Eliminating mother to child transmission of HIV-1 and keeping mothers alive: Recent progress.

Maternal Adolescent and Child Health Unit, University of the Witwatersand, 155 Juniper Road, Overport, Durban 4091, South Africa. Electronic address: .
The Journal of infection (Impact Factor: 4.02). 10/2013; DOI: 10.1016/j.jinf.2013.09.015
Source: PubMed

ABSTRACT The elimination of new HIV infections in infants and children is part of a broader global commitment by the United Nations. Prevention of Mother to Child transmission (PMTCT) programmes have prevented 350 000 new HIV infections with the use of antiretroviral therapy (ARVs) for pregnant women who are HIV infected, and the majority of these gains were in sub-Saharan Africa. Coverage of PMTCT programmes throughout Africa is variable resulting in many women not having access to the appropriate interventions in the antenatal care setting to prevent vertical transmission. The global elimination target requires a 90% reduction of new child infections and to decrease MTCT to <5% which potentially can be achieved utilising the four pronged approach proposed by the World Health Organization. Family planning messages and provision of contraception methods to avoid unplanned pregnancies are shown to be more effective than HIV Counselling and Testing [HCT] and single dose Nevirapine in averting transmission of perinatal HIV infection. Child survival goes beyond HIV-free survival and safe breastfeeding prevents 13% of deaths under 5 years of age rendering it essential to reduce under-5 mortality.
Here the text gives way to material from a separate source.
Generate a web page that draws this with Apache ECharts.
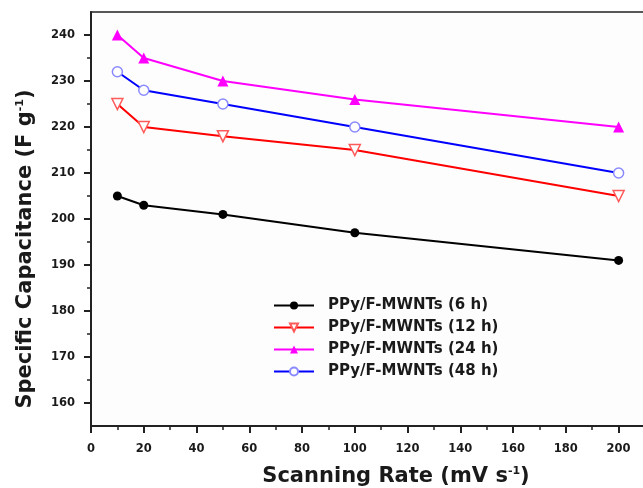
<!DOCTYPE html>
<html>
<head>
<meta charset="utf-8">
<script src="https://cdn.jsdelivr.net/npm/echarts@6/dist/echarts.min.js"></script>
<style>
  html, body { margin: 0; padding: 0; background: #fff; }
  #chart { width: 643px; height: 488px; }
</style>
</head>
<body>
<div id="chart"></div>
<script>
// Scan rates (mV/s) and specific capacitance (F/g) for each polymerisation time
const scanRates = [10, 20, 50, 100, 200];
const cap6h  = [205, 203, 201, 197, 191];
const cap12h = [225, 220, 218, 215, 205];
const cap24h = [240, 235, 230, 226, 220];
const cap48h = [232, 228, 225, 220, 210];

const seriesNames = [
  'PPy/F-MWNTs (6 h)',
  'PPy/F-MWNTs (12 h)',
  'PPy/F-MWNTs (24 h)',
  'PPy/F-MWNTs (48 h)'
];

const xMajorTicks = [0, 20, 40, 60, 80, 100, 120, 140, 160, 180, 200];
const xMinorTicks = [10, 30, 50, 70, 90, 110, 130, 150, 170, 190];
const yMajorTicks = [160, 170, 180, 190, 200, 210, 220, 230, 240];
const yMinorTicks = [165, 175, 185, 195, 205, 215, 225, 235];

const pairs = (ys) => scanRates.map((x, i) => [x, ys[i]]);

const axisColor = '#222';
const textColor = '#1a1a1a';
const fontFamily = '"DejaVu Sans", "Liberation Sans", sans-serif';

const chart = echarts.init(document.getElementById('chart'), null, { renderer: 'canvas' });

const baseX = {
  type: 'value', min: 0, max: 210, interval: 10,
  position: 'bottom',
  splitLine: { show: false }
};
const baseY = {
  type: 'value', min: 155, max: 245, interval: 5,
  position: 'left',
  splitLine: { show: false }
};

const supStyle = { fontFamily, fontWeight: 'bold', fontSize: 11, color: textColor, verticalAlign: 'top', padding: [0, 0, 10, 0] };

function line(name, data, color, symbol, size, filled, border) {
  return {
    name, type: 'line', data,
    xAxisIndex: 0, yAxisIndex: 0,
    symbol, symbolSize: size,
    lineStyle: { color, width: 2 },
    itemStyle: filled
      ? { color: color, borderColor: color, borderWidth: 0 }
      : { color: '#fff', borderColor: border, borderWidth: 1.5 },
    color,
    z: 3
  };
}

chart.setOption({
  animation: false,
  backgroundColor: '#fff',
  grid: {
    left: 91, top: 12, right: -2, bottom: 62,
    outerBoundsMode: 'none',
    show: true, borderColor: axisColor, borderWidth: 1.5,
    backgroundColor: '#fdfdfd'
  },
  legend: {
    left: 268, top: 293, orient: 'vertical', padding: 5,
    itemWidth: 40, itemHeight: 10, itemGap: 7,
    textStyle: { fontFamily, fontWeight: 'bold', fontSize: 15, color: textColor, padding: [0, 0, 0, 9] },
    data: seriesNames
  },
  xAxis: [
    Object.assign({}, baseX, {
      name: 'Scanning Rate (mV s{sup|-1})',
      nameLocation: 'middle', nameGap: 40,
      nameTextStyle: {
        fontFamily, fontWeight: 'bold', fontSize: 21, color: textColor,
        padding: [0, 0, 0, 56],
        rich: { sup: supStyle }
      },
      axisLine: { show: true, lineStyle: { color: axisColor, width: 2 } },
      axisTick: { show: true, length: 7, customValues: xMajorTicks, lineStyle: { color: axisColor, width: 2 } },
      axisLabel: {
        show: true, customValues: xMajorTicks, margin: 17,
        fontFamily, fontWeight: 'bold', fontSize: 11.5, color: textColor
      }
    }),
    Object.assign({}, baseX, {
      axisLine: { show: false },
      axisTick: { show: true, length: 4, customValues: xMinorTicks, lineStyle: { color: axisColor, width: 1.5 } },
      axisLabel: { show: false }
    })
  ],
  yAxis: [
    Object.assign({}, baseY, {
      name: 'Specific Capacitance (F g{sup|-1})',
      nameLocation: 'middle', nameGap: 55, nameRotate: 90,
      nameTextStyle: {
        fontFamily, fontWeight: 'bold', fontSize: 21, color: textColor,
        padding: [0, 60, 0, 0],
        rich: { sup: supStyle }
      },
      axisLine: { show: true, lineStyle: { color: axisColor, width: 2 } },
      axisTick: { show: true, length: 7, customValues: yMajorTicks, lineStyle: { color: axisColor, width: 2 } },
      axisLabel: {
        show: true, customValues: yMajorTicks, margin: 16,
        fontFamily, fontWeight: 'bold', fontSize: 11.5, color: textColor
      }
    }),
    Object.assign({}, baseY, {
      axisLine: { show: false },
      axisTick: { show: true, length: 4, customValues: yMinorTicks, lineStyle: { color: axisColor, width: 1.5 } },
      axisLabel: { show: false }
    })
  ],
  series: [
    line(seriesNames[0], pairs(cap6h), '#000000', 'circle', 9, true),
    line(seriesNames[1], pairs(cap12h), '#ff0000', 'path://M0,0 L10,0 L5,9 Z', 11, false, '#ff5a5a'),
    line(seriesNames[2], pairs(cap24h), '#ff00ff', 'triangle', 11, true),
    line(seriesNames[3], pairs(cap48h), '#0000ff', 'circle', 10, false, '#8a8aff')
  ]
});
</script>
</body>
</html>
Health systems strengthening to deliver more complex regimens either for prevention purposes or the mothers own health is an important part of a broader continuum of interventions which will depend on the effective delivery of current treatment modalities, development of new prevention interventions including a vaccine, and include prevention of unplanned pregnancies and primary prevention of HIV infections in the mother.